/olivehc

Primary LanguageC

OliveHC - Olive HTTP Cache

OliveHC is a simple, reliable and high-performance cache.

This project is designed and used by Baidu CDN team, but also applied by several other departments in company.

It only works on Linux/x86_64 by now.

Easy to Use

The function is simple. The configuration is simple and can be modified by reloading.

Install:

make            # "output/" will be created

After creating a simple configure file, as the next section, you can start up:

./olivehc       # "olivehc.pid" will be created

Quit:

echo quit | nc 127.1 5210

Reload configure:

echo reload | nc 127.1 5210

Running status:

echo status | nc 127.1 5210

Configuration File

See olivehc.conf.sample.

Only device and server are required.

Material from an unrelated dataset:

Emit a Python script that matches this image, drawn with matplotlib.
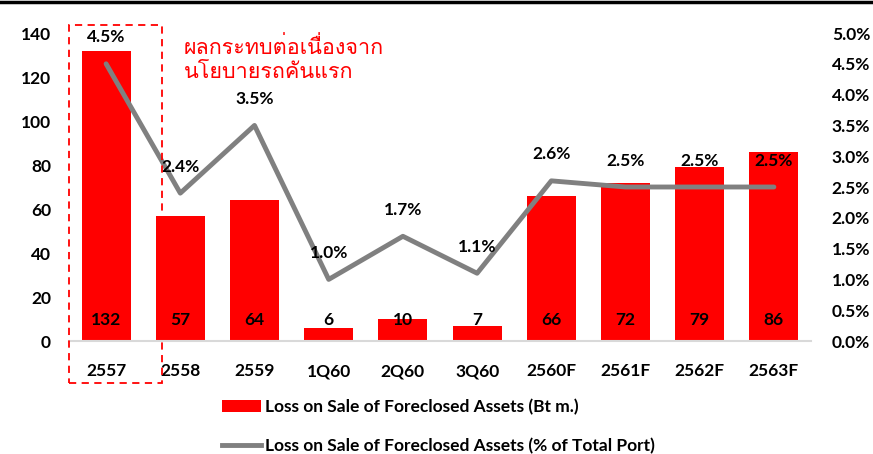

Use device to assign some files for storage, and server to assign some listen ports.

Other commands are optional, and their default values are given in olivehc.conf.sample.

Multi Server

You can assign more than one server, and each can be independent configured, like capacity, timeouts, and so on.

HTTP Interface

More suitable for WebServer cache (compared with memcached protocol).

GET/HEAD, PUT/POST, and DELETE methods are supported.

Range read is supported, but no range store.

The only diffirence between PUT and POST is that, if the item exists, PUT will replace it, while POST just give up.

When storing an item, besides its body, all HTTP request headers (except Connection) are stored too, as the response headers for the following GET/HEAD requests.

Item Management

OliveHC manages the items itself, while not use the disk file system, in order to avoid frequent open/close/unlink syscall, for better performance.

Item meta data stay in memory while the process is working. They will be dumped onto store devices only when OliveHC quits, for persistence. If OliveHC quits abnormally, all data lose.

Each item meta takes about 88 bytes, so 100 million items takes about 9GB memory.

Store Device

OliveHC does not support multi-level storage for heat stratification, but only file storage, and using operating system cache for heat management. For the reason.

Storage based on file, which supports 2 kinds: normal file and block device file(like disk or disk patition). Block device file is suggested, which makes sure that items are physically contiguous on disk. You can use /dev/ramdisk for pure memory cache.

Because of the limit 0x4020010000 (about 270GB) of sendfile, the size of store device must be less that this value. If you want to use a disk which is too large, you can partition it into several small partitions.

Multi Thread

OliveHC has one master thread and several worker threads.

Master thread processes requests and manages items. Worker threads only make disk IO, to take advantage of multiple disks, and avoid the influence of blocked IO operation.

As a result, though multi thread, besides the simple communication between master and each worker by pipe, there is no other synchronization(like lock) needed.

Expire

The expire time of each item is set as: use the expire_force value of its server's configuration, if set (default is not set); otherwise use the Cache-Control or Expires header value in PUT/POST requset; otherwise use the expire_default value(default is 3days) of its server's configuration.

If the space usage of a server exceed its capacity, its items are expired in accordance with LRU.

In order to avoid the rushing of a large number of long tail cold items (the rushing includes crowding out hot items, and disk writing operation), OliveHC can filter cold items. If turing on this feature, for the first store request of each item, we only record its URL, but not store its data; if a second store request comes again, before the URL expired, we store the item really.

You can set the threashold of space usage percent at which enables the feature, and the limit of cold URLS number.

Space Division

Fixed length division is used when allocating space for items. The method is that, inserting 3 equal difference values bewteen each two equal ratio values. Like:

... [4] 5 6 7 [8] 10 12 14 [16] ...

This method brings about 8% space waste.

Besides, if the size of items covers a large range, it makes space fragment.

Working with Nginx

Because OliveHC does not have the ability to access the origin when request missing, so we need the WebServer to fetch the item from origin.

We use Nginx as WebServer, and add a filter module jstore, to store the missing item to OliveHC, by subrequest.

See nginx-jstore\ for the code and usage.